Monday, March 1, 2010

Book Review: Green Metropolis


It seems appropriate that a discussion about Upstate New York should begin with Manhattan. When I’m travelling and people inevitably ask where I’m from, my typical response is a simple, “New York.” If the conversation progresses, however, I might clarify that I’m originally from Albany and that Albany is roughly 150 miles north of “The City.” Because, for most of the world, New York means New York City and the rest of The Empire State is often thought to be either: A) A pristine wilderness (along the lines of the massive Adirondack Park, or B) A collection of irrelevant backwaters. Joann and I would like to argue, via various RE:Fraction International products, projects, and endeavors, that there are gorgeous urban centers in various cities in Upstate New York that don’t pretend to be, or even aspire to be, New York City that are home to artists, writers, and musicians pursuing careers and living creative lives outside of The Big Apple.


Green Metropolis: Why Living Smaller, Living Closer, and Driving Less Are the Keys to Sustainability, by David Owen, Riverhead Books, NYC, 2009, 324pp, makes a great argument for people in Albany, Buffalo, Rochester, and Syracuse to enjoy the innumerable benefits of one of the greatest agents of environmental change that residents of New York City have (mostly) take for granted for hundreds of years, namely density. Consider these three points from early on in this fascinating book: “Eighty-two percent of employed Manhattan residents travel to work by public transit, by bicycle, or on foot. That’s ten times the rate for Americans in general, and eight times the rate for workers in Los Angeles County.”(p. 2), “The key to New York’s relative environmental benignity is its extreme compactness.”(p. 3), and “Spreading people thinly across the countryside may make them feel greener, but it doesn’t reduce the damage they to the environment.”(p. 9) And that’s the selling point of this particular social commentary: Most people don’t consider New York City to be very “green,” but that’s because most people’s concept of “green” is mostly wrong. Per capita, residents of Vermont use three-and-a-half times more gasoline and those in Dallas use three times more electricity than their counterparts in New York City. ““I spoke with one energy expert, who, when I asked him to explain why per-capita energy consumption was so much lower in Europe than in the United States, said, “It’s not a secret, and it’s not the result of some miraculous technological breakthrough. It’s because Europeans are more likely to live in dense cities and less likely to own cars.” In European cities, as in Manhattan, in other words, the most important efficiencies are built-in.”(p. 45)

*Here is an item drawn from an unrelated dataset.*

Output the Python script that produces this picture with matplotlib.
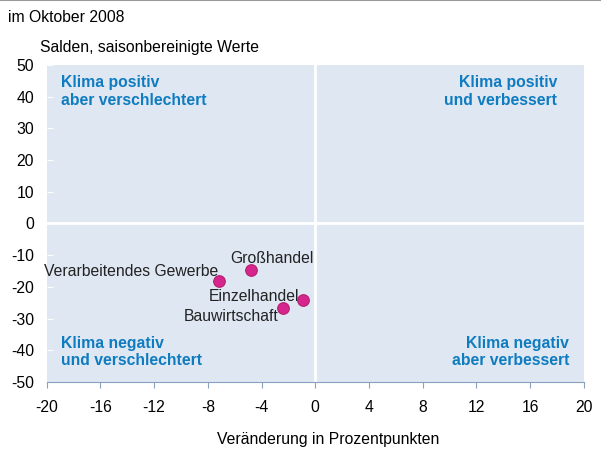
import matplotlib.pyplot as plt

plt.rcParams['font.family'] = ['Liberation Sans', 'DejaVu Sans']
plt.rcParams['axes.unicode_minus'] = False

# Daten: Veränderung (x) und Saldo (y)
branchen = ['Großhandel', 'Verarbeitendes Gewerbe', 'Einzelhandel', 'Bauwirtschaft']
veraenderung = [-4.8, -7.2, -0.9, -2.4]
salden = [-14.7, -18.2, -24.1, -26.6]

xticks = [-20, -16, -12, -8, -4, 0, 4, 8, 12, 16, 20]
yticks = [50, 40, 30, 20, 10, 0, -10, -20, -30, -40, -50]

blau = '#0f7cc0'
fs = 11.3
fig = plt.figure(figsize=(6.01, 4.5), dpi=100)
ax = fig.add_axes([0.0774, 0.1511, 0.8943, 0.7045])
ax.set_facecolor('#dfe7f3')
ax.set_xlim(-20, 20)
ax.set_ylim(-50, 50)
ax.axvline(0, color='white', lw=2)
ax.axhline(0, color='white', lw=2)

ax.scatter(veraenderung, salden, s=70, color='#d6268e', edgecolor='#b3206f', lw=0.8, zorder=3)

# Beschriftungen der Punkte (Versatz zum Punkt, Ausrichtung)
offs = {'Großhandel': (-1.56, 2.15, 'left'),
        'Verarbeitendes Gewerbe': (0.0, 1.64, 'right'),
        'Einzelhandel': (-0.32, -0.35, 'right'),
        'Bauwirtschaft': (-0.32, -4.16, 'right')}
for n, x, y in zip(branchen, veraenderung, salden):
    dx, dy, ha = offs[n]
    ax.text(x + dx, y + dy, n, ha=ha, va='baseline', fontsize=fs, color='#222222', zorder=2)

kw = dict(color=blau, fontsize=fs, fontweight='bold', linespacing=1.2)
ax.text(-18.95, 46.8, 'Klima positiv\naber verschlechtert', ha='left', va='top', **kw)
ax.text(18.0, 46.8, 'Klima positiv\nund verbessert', ha='right', va='top', **kw)
ax.text(-18.95, -35.5, 'Klima negativ\nund verschlechtert', ha='left', va='top', **kw)
ax.text(18.9, -35.5, 'Klima negativ\naber verbessert', ha='right', va='top', **kw)

ax.set_xticks(xticks)
ax.set_yticks(yticks)
ax.tick_params(axis='x', direction='out', length=4, color='#8aa0c0', labelsize=fs, pad=9)
ax.tick_params(axis='y', direction='in', length=4, color='white', labelsize=fs, pad=9)
for s in ['top', 'right', 'left']:
    ax.spines[s].set_visible(False)
ax.spines['bottom'].set_color('#8aa0c0')
ax.set_xlabel('Veränderung in Prozentpunkten', fontsize=fs, labelpad=12)
ax.xaxis.label.set_x(0.524)

fig.text(0.013, 0.962, 'im Oktober 2008', fontsize=fs, va='center')
fig.text(0.067, 0.895, 'Salden, saisonbereinigte Werte', fontsize=fs, va='center')
fig.add_artist(plt.Line2D([0, 1], [0.999, 0.999], color='#999999', lw=1.5))

fig.savefig('out.png', dpi=100)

Owen spends a considerable amount of time addressing the economics of oil (both the production and the consumption thereof) in relation to the benefits of high-density living because he asserts that “it is our cars that stand between us and solutions to our gathering energy nightmare.”(p. 114) As an example of this fact, he points to 4 Times Square, a Manhattan skyscraper (that I had the pleasure of visiting a couple of years ago after a reading on Columbus Circle) that includes many innovative environmental features “among them collection chutes for recycled materials, photovoltaic panes incorporated into parts of its skin, natural-gas-fired absorption chillers that provide heating and cooling, and curtain-wall construction with exceptional shading and insulating properties. In terms of the building’s true ecological impact, though, these and other overtly green innovations are distinctly secondary. The two greenest features of 4 Times Square are ones that [...] most other people never even mention: it is big, and it is in Manhattan.”(p. 205)


In “The Shape of Things to Come,” the final chapter of Green Metropolis, Owen writes about Beijing, stating that old Beijing’s neighborhoods worked well before they were paved over to support the millions of new vehicles flooding China’s roadways, and Dubai. And for the latter, he reserves some of his best contempt for sprawl and consumption for the sake of consumption: “Dubai has often called itself a city of the future, but it is actually a city of the past, an explosively growing monument to unsustainability.”(p. 295) In the cities of Northern New York, we have the opportunity to take advantage of the existing infrastructure, stunning architecture, and collective power (both literal and metaphorical) that Owen captures so engagingly in this prolonged thesis about the environmental lessons that we can all learn from Manhattan’s urban efficiencies.